As outbreak after outbreak occurred, he pressed for the signal and condign punishment of the leaders, as a deterrent to those who might yet be wavering between duty and revolt. But this object having been secured, he instantly tried to temper offended justice with at least a partial clemency, lest men should be tempted to rebellion by despair. When batches of red-handed mutineers were taken prisoners, he would intercede so that the most guilty only should be blown from guns, and that the lives of the rest should be spared with a view to imprisonment. In such moments, he would support his appeal by invoking his officers to look into their consciences as before the Almighty.
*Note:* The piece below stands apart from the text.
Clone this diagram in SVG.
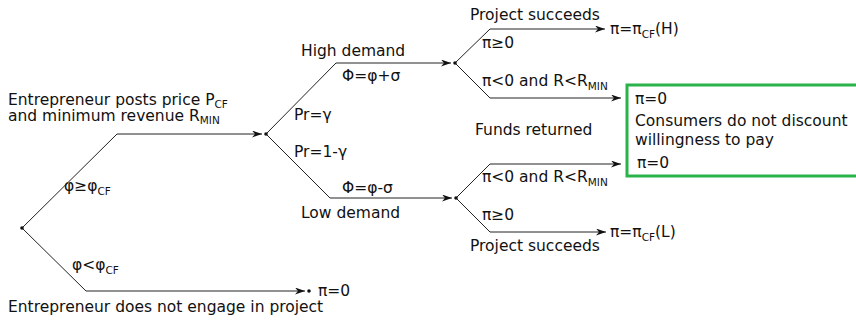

This solemn invocation—rarely uttered by him, though its sense was ever on his mind—attested the earnestness of his conviction.
By this time he and his were regarded as forming the military base of the operations against Delhi. Thither had he sent off many of his best troops and his ablest officers, besides stores and material. Prudential considerations had been duly brought to his notice in reference to the Punjab itself becoming denuded of its resources. But after weighing all this carefully yet rapidly, he decided that the claims of the British besiegers, encamped over against the rebellious Delhi, were paramount, and he acted on that decision.